Quote from the first line below through the line that contains "67.5, 68, 68.5, 69, 69.5, 70];", both included, and leave the pictures out.

* **Data segment**:
<<<<
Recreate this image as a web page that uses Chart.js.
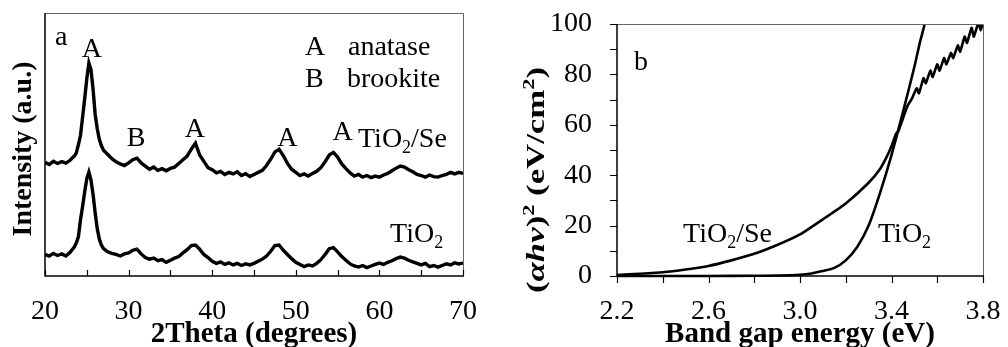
<!DOCTYPE html>
<html>
<head>
<meta charset="utf-8">
<script src="https://cdn.jsdelivr.net/npm/chart.js@4.4.0/dist/chart.umd.min.js"></script>
<style>
  html, body { margin: 0; padding: 0; background: #fff; }
  #wrapA { position: absolute; left: 0; top: 0; width: 480px; height: 347px; }
  #wrapB { position: absolute; left: 480px; top: 0; width: 528px; height: 347px; }
</style>
</head>
<body>
<div id="wrapA"><canvas id="xrd"></canvas></div>
<div id="wrapB"><canvas id="tauc"></canvas></div>
<script>
// ---- panel a : XRD patterns ----
const twoTheta = [20, 20.5, 21, 21.5, 22, 22.5, 23, 23.5,
  23.75, 24, 24.25, 24.5, 24.75, 25, 25.25, 25.5, 25.75, 26, 26.25, 26.5, 26.75, 27,
  27.5, 28, 28.5, 29, 29.5, 30, 30.5, 31, 31.5, 32,
  32.5, 33, 33.5, 34, 34.5, 35, 35.5, 36, 36.5, 37,
  37.5, 38, 38.5, 39, 39.5, 40, 40.5, 41, 41.5, 42,
  42.5, 43, 43.5, 44, 44.5, 45, 45.5, 46, 46.5, 47,
  47.5, 48, 48.5, 49, 49.5, 50, 50.5, 51, 51.5, 52,
  52.5, 53, 53.5, 54, 54.5, 55, 55.5, 56, 56.5, 57,
  57.5, 58, 58.5, 59, 59.5, 60, 60.5, 61, 61.5, 62,
  62.5, 63, 63.5, 64, 64.5, 65, 65.5, 66, 66.5, 67,
  67.5, 68, 68.5, 69, 69.5, 70];

const intensitySe = [43.2, 42.4, 43.6, 42.8, 43.5, 42.9, 44.0, 45.6,
  46.8, 50.0, 53.5, 60.5, 67.5, 75.0, 81.0, 78.5, 71.0, 61.5, 56.0, 52.0, 49.5, 47.8,
  46.2, 44.6, 43.4, 42.6, 42.0, 43.0, 44.2, 44.8, 43.0, 41.8,
  40.6, 41.4, 40.2, 40.8, 40.0, 40.9, 41.4, 42.8, 44.2, 45.6,
  48.2, 50.5, 46.0, 43.6, 41.2, 40.4, 39.2, 39.8, 38.6, 39.4,
  38.8, 39.6, 38.2, 38.9, 37.8, 38.6, 39.4, 40.2, 42.0, 44.4,
  47.2, 48.2, 45.8, 42.8, 40.6, 39.4, 38.2, 38.8, 38.0, 39.0,
  39.8, 41.2, 43.4, 46.0, 47.0, 45.2, 42.6, 40.8, 39.2, 38.0,
  38.6, 37.6, 38.2, 37.4, 38.0, 37.6, 38.4, 39.0, 40.0, 41.0,
  41.8, 41.4, 40.4, 39.6, 38.6, 38.2, 37.6, 38.4, 37.8, 37.6,
  38.2, 38.6, 39.4, 38.8, 39.4, 39.0];

const intensityTiO2 = [8.2, 7.6, 8.6, 7.8, 8.4, 7.6, 9.0, 11.0,
  12.6, 15.0, 21.5, 26.5, 32.0, 37.0, 39.5, 36.5, 31.0, 24.0, 18.0, 14.0, 11.8, 10.4,
  9.2, 8.6, 8.2, 7.6, 8.4, 8.8, 9.8, 10.2, 8.4, 7.0,
  6.4, 6.8, 5.8, 6.2, 5.2, 6.0, 6.8, 7.4, 8.8, 10.0,
  11.6, 11.8, 10.2, 8.2, 7.0, 5.6, 4.8, 5.4, 4.4, 5.0,
  4.2, 4.8, 4.0, 4.6, 4.2, 4.8, 5.6, 6.4, 7.6, 9.4,
  11.6, 11.8, 9.8, 8.2, 6.6, 5.2, 4.4, 3.6, 4.2, 3.8,
  4.8, 6.2, 8.2, 10.4, 10.8, 9.2, 7.4, 6.0, 4.6, 3.8,
  3.4, 4.0, 3.2, 3.8, 4.4, 4.9, 4.4, 5.2, 5.8, 6.6,
  7.2, 6.8, 6.0, 5.4, 4.8, 4.2, 4.8, 3.6, 4.0, 3.4,
  4.0, 4.6, 4.2, 5.0, 4.6, 4.9];

const thetaTicks = [20, 30, 40, 50, 60, 70];
const thetaMinor = [20, 25, 30, 35, 40, 45, 50, 55, 60, 65, 70];

// ---- panel b : Tauc plot ----
const energyTiO2 = [2.2, 2.4, 2.6, 2.8, 2.9, 3.0, 3.05, 3.1, 3.15, 3.2, 3.25, 3.3, 3.35, 3.4, 3.45, 3.5, 3.525, 3.545, 3.555];
const taucTiO2 = [0, 0, 0, 0.1, 0.2, 0.5, 1.0, 2.0, 3.2, 6.2, 11.5, 20, 33, 48, 65, 83, 93, 100, 106];

const energySe = [2.2, 2.3, 2.4, 2.5, 2.6, 2.7, 2.8, 2.9, 3.0,
  3.1, 3.2, 3.3, 3.35, 3.38, 3.4, 3.42, 3.43, 3.45, 3.47,
  3.49, 3.51, 3.52, 3.54, 3.55, 3.57, 3.58, 3.6, 3.61, 3.63,
  3.64, 3.66, 3.67, 3.69, 3.7, 3.72, 3.73, 3.75, 3.76, 3.78,
  3.79, 3.8];
const taucSe = [0.4, 0.9, 1.5, 2.6, 4.0, 6.2, 8.8, 12.3, 16.5,
  22.5, 28.8, 37.0, 42.5, 47.5, 51.5, 56.5, 57.5, 62.5, 67.5,
  70.5, 74.5, 72.5, 78.5, 76.5, 81.5, 79.0, 84.0, 81.5, 86.5,
  84.0, 88.5, 86.5, 91.5, 89.0, 95.0, 92.5, 98.5, 95.0, 100.5,
  97.5, 100.5];

const energyTicks = [2.2, 2.6, 3.0, 3.4, 3.8];
const energyMinor = [2.2, 2.4, 2.6, 2.8, 3.0, 3.2, 3.4, 3.6, 3.8];
const taucTicks = [0, 20, 40, 60, 80, 100];
const taucMinor = [0, 10, 20, 30, 40, 50, 60, 70, 80, 90, 100];

const SERIF = '"Liberation Serif", "Times New Roman", serif';
const f = (size, style) => (style || '') + ' ' + size + 'px ' + SERIF;

// text pieces drawn at data positions; parts with sub:true are subscripts
const labelsA = [
  { x: 21.2, y: 87.8, parts: [{ t: 'a' }] },
  { x: 25.62, y: 83.3, parts: [{ t: 'A' }], align: 'center' },
  { x: 51.1, y: 84.0, parts: [{ t: 'A' }] },
  { x: 56.24, y: 84.0, parts: [{ t: 'anatase' }] },
  { x: 51.1, y: 71.9, parts: [{ t: 'B' }] },
  { x: 56.12, y: 71.9, parts: [{ t: 'brookite' }] },
  { x: 30.89, y: 49.4, parts: [{ t: 'B' }], align: 'center' },
  { x: 37.94, y: 52.85, parts: [{ t: 'A' }], align: 'center' },
  { x: 49.0, y: 49.24, parts: [{ t: 'A' }], align: 'center' },
  { x: 55.59, y: 51.7, parts: [{ t: 'A' }], align: 'center' },
  { x: 57.44, y: 49.05, parts: [{ t: 'TiO' }, { t: '2', sub: true }, { t: '/Se' }] },
  { x: 61.27, y: 12.93, parts: [{ t: 'TiO' }, { t: '2', sub: true }] }
];
const labelsB = [
  { x: 2.274, y: 81.75, parts: [{ t: 'b' }] },
  { x: 2.489, y: 13.5, parts: [{ t: 'TiO' }, { t: '2', sub: true }, { t: '/Se' }] },
  { x: 3.341, y: 13.5, parts: [{ t: 'TiO' }, { t: '2', sub: true }] }
];

function drawParts(ctx, parts, x, y, align, size, style) {
  const widths = parts.map(p => {
    ctx.font = p.sub || p.sup ? f(size * 0.64, p.style || style) : f(size, p.style || style);
    return ctx.measureText(p.t).width;
  });
  const total = widths.reduce((a, b) => a + b, 0);
  let cx = align === 'center' ? x - total / 2 : x;
  ctx.textBaseline = 'alphabetic';
  ctx.textAlign = 'left';
  parts.forEach((p, i) => {
    const small = p.sub || p.sup;
    ctx.font = small ? f(size * 0.64, p.style || style) : f(size, p.style || style);
    const dy = p.sub ? size * 0.22 : p.sup ? -size * 0.38 : 0;
    ctx.fillText(p.t, cx, y + dy);
    cx += widths[i];
  });
  return total;
}

function framePlugin(cfg) {
  return {
    id: 'frame',
    afterDraw(chart) {
      const { ctx, chartArea: a, scales: { x, y } } = chart;
      ctx.save();
      // light box on top and right
      ctx.strokeStyle = '#666';
      ctx.lineWidth = 1;
      ctx.beginPath();
      ctx.moveTo(a.left, a.top + 0.5);
      ctx.lineTo(a.right + 0.5, a.top + 0.5);
      ctx.lineTo(a.right + 0.5, a.bottom);
      ctx.stroke();
      // axes
      ctx.strokeStyle = '#000';
      ctx.lineWidth = 1.5;
      ctx.beginPath();
      ctx.moveTo(a.left, a.top);
      ctx.lineTo(a.left, a.bottom);
      ctx.lineTo(a.right + 1, a.bottom);
      ctx.stroke();
      ctx.lineWidth = 1.2;
      ctx.beginPath();
      cfg.xMinor.forEach(v => {
        const px = Math.round(x.getPixelForValue(v)) + 0.5;
        ctx.moveTo(px, a.bottom);
        ctx.lineTo(px, a.bottom + cfg.xTickLen);
      });
      (cfg.yMinor || []).forEach(v => {
        const py = Math.round(y.getPixelForValue(v)) + 0.5;
        ctx.moveTo(a.left, py);
        ctx.lineTo(a.left - cfg.yTickLen, py);
      });
      ctx.stroke();
      // annotations
      ctx.fillStyle = '#000';
      cfg.labels.forEach(l => {
        drawParts(ctx, l.parts, x.getPixelForValue(l.x), y.getPixelForValue(l.y), l.align, 28);
      });
      // axis titles
      ctx.textAlign = 'center';
      ctx.textBaseline = 'alphabetic';
      ctx.font = f(29, 'bold');
      ctx.fillText(cfg.xTitle, cfg.xTitlePos[0], cfg.xTitlePos[1]);
      ctx.translate(cfg.yTitlePos[0], cfg.yTitlePos[1]);
      ctx.rotate(-Math.PI / 2);
      if (cfg.yTitleLen) {
        let w = 0;
        cfg.yTitleParts.forEach(p => {
          ctx.font = p.sup ? f(26 * 0.64, p.style || 'bold') : f(26, p.style || 'bold');
          w += ctx.measureText(p.t).width;
        });
        ctx.scale(cfg.yTitleLen / w, 1);
        drawParts(ctx, cfg.yTitleParts, 0, 0, 'center', 26, 'bold');
      } else {
        ctx.font = f(28, 'bold');
        ctx.fillText(cfg.yTitle, 0, 0);
      }
      ctx.restore();
    }
  };
}

const tickFont = { family: SERIF, size: 28 };
const noEdgePadding = s => { s.paddingLeft = 0; s.paddingRight = 0; };

new Chart(document.getElementById('xrd'), {
  type: 'line',
  data: {
    datasets: [
      {
        label: 'TiO2/Se',
        data: twoTheta.map((t, i) => ({ x: t, y: intensitySe[i] })),
        borderColor: '#000', borderWidth: 3.4, pointRadius: 0, tension: 0
      },
      {
        label: 'TiO2',
        data: twoTheta.map((t, i) => ({ x: t, y: intensityTiO2[i] })),
        borderColor: '#000', borderWidth: 3.4, pointRadius: 0, tension: 0
      }
    ]
  },
  options: {
    responsive: true,
    maintainAspectRatio: false,
    animation: false,
    devicePixelRatio: 1,
    layout: { padding: { left: 0, top: 13, right: 17, bottom: 0 } },
    plugins: { legend: { display: false }, tooltip: { enabled: false } },
    scales: {
      x: {
        type: 'linear', min: 20, max: 70,
        grid: { display: false }, border: { display: false },
        afterBuildTicks: s => { s.ticks = thetaTicks.map(v => ({ value: v })); },
        afterFit: s => { s.height = 71; noEdgePadding(s); },
        ticks: { color: '#000', font: tickFont, padding: 11, maxRotation: 0 }
      },
      y: {
        min: 0, max: 100,
        grid: { display: false }, border: { display: false },
        ticks: { display: false },
        afterFit: s => { s.width = 45; }
      }
    }
  },
  plugins: [framePlugin({
    xMinor: thetaMinor, xTickLen: -6, labels: labelsA,
    xTitle: '2Theta (degrees)', xTitlePos: [254, 342],
    yTitle: 'Intensity (a.u.)', yTitlePos: [31, 149]
  })]
});

new Chart(document.getElementById('tauc'), {
  type: 'line',
  data: {
    datasets: [
      {
        label: 'TiO2',
        data: energyTiO2.map((e, i) => ({ x: e, y: taucTiO2[i] })),
        borderColor: '#000', borderWidth: 2.6, pointRadius: 0, tension: 0.3,
        clip: { left: 0, top: 0, right: 0, bottom: 4 }
      },
      {
        label: 'TiO2/Se',
        data: energySe.map((e, i) => ({ x: e, y: taucSe[i] })),
        borderColor: '#000', borderWidth: 2.6, pointRadius: 0, tension: 0.15,
        clip: { left: 0, top: 0, right: 0, bottom: 4 }
      }
    ]
  },
  options: {
    responsive: true,
    maintainAspectRatio: false,
    animation: false,
    devicePixelRatio: 1,
    layout: { padding: { left: 0, top: 24, right: 25, bottom: 0 } },
    plugins: { legend: { display: false }, tooltip: { enabled: false } },
    scales: {
      x: {
        type: 'linear', min: 2.2, max: 3.8,
        grid: { display: false }, border: { display: false },
        afterBuildTicks: s => { s.ticks = energyTicks.map(v => ({ value: v })); },
        afterFit: s => { s.height = 71; noEdgePadding(s); },
        ticks: { color: '#000', font: tickFont, padding: 11, maxRotation: 0,
                 callback: v => Number(v).toFixed(1) }
      },
      y: {
        min: 0, max: 100,
        grid: { display: false }, border: { display: false },
        afterBuildTicks: s => { s.ticks = taucTicks.map(v => ({ value: v })); },
        afterFit: s => { s.width = 137; s.paddingTop = 0; s.paddingBottom = 0; },
        ticks: { color: '#000', font: tickFont, padding: 17 }
      }
    }
  },
  plugins: [framePlugin({
    xMinor: energyMinor, xTickLen: 7, yMinor: taucMinor, yTickLen: 7, labels: labelsB,
    xTitle: 'Band gap energy (eV)', xTitlePos: [320, 342],
    yTitlePos: [64, 180], yTitleLen: 226,
    yTitleParts: [
      { t: '(', style: 'bold' }, { t: 'αhν', style: 'italic bold' }, { t: ')', style: 'bold' },
      { t: '2', sup: true, style: '' }, { t: ' (eV/cm', style: 'bold' }, { t: '2', sup: true, style: '' },
      { t: ')', style: 'bold' }
    ]
  })]
});
</script>
</body>
</html>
>>>>
* **Result**:
Recreate this image as a web page that uses Chart.js.
<!DOCTYPE html>
<html>
<head>
<meta charset="utf-8">
<script src="https://cdn.jsdelivr.net/npm/chart.js@4.4.0/dist/chart.umd.min.js"></script>
<style>
  html, body { margin: 0; padding: 0; background: #fff; }
  #wrapA { position: absolute; left: 0; top: 0; width: 480px; height: 347px; }
  #wrapB { position: absolute; left: 480px; top: 0; width: 528px; height: 347px; }
</style>
</head>
<body>
<div id="wrapA"><canvas id="xrd"></canvas></div>
<div id="wrapB"><canvas id="tauc"></canvas></div>
<script>
// ---- panel a : XRD patterns ----
const twoTheta = [20, 20.5, 21, 21.5, 22, 22.5, 23, 23.5,
  23.75, 24, 24.25, 24.5, 24.75, 25, 25.25, 25.5, 25.75, 26, 26.25, 26.5, 26.75, 27,
  27.5, 28, 28.5, 29, 29.5, 30, 30.5, 31, 31.5, 32,
  32.5, 33, 33.5, 34, 34.5, 35, 35.5, 36, 36.5, 37,
  37.5, 38, 38.5, 39, 39.5, 40, 40.5, 41, 41.5, 42,
  42.5, 43, 43.5, 44, 44.5, 45, 45.5, 46, 46.5, 47,
  47.5, 48, 48.5, 49, 49.5, 50, 50.5, 51, 51.5, 52,
  52.5, 53, 53.5, 54, 54.5, 55, 55.5, 56, 56.5, 57,
  57.5, 58, 58.5, 59, 59.5, 60, 60.5, 61, 61.5, 62,
  62.5, 63, 63.5, 64, 64.5, 65, 65.5, 66, 66.5, 67,
  67.5, 68, 68.5, 69, 69.5, 70];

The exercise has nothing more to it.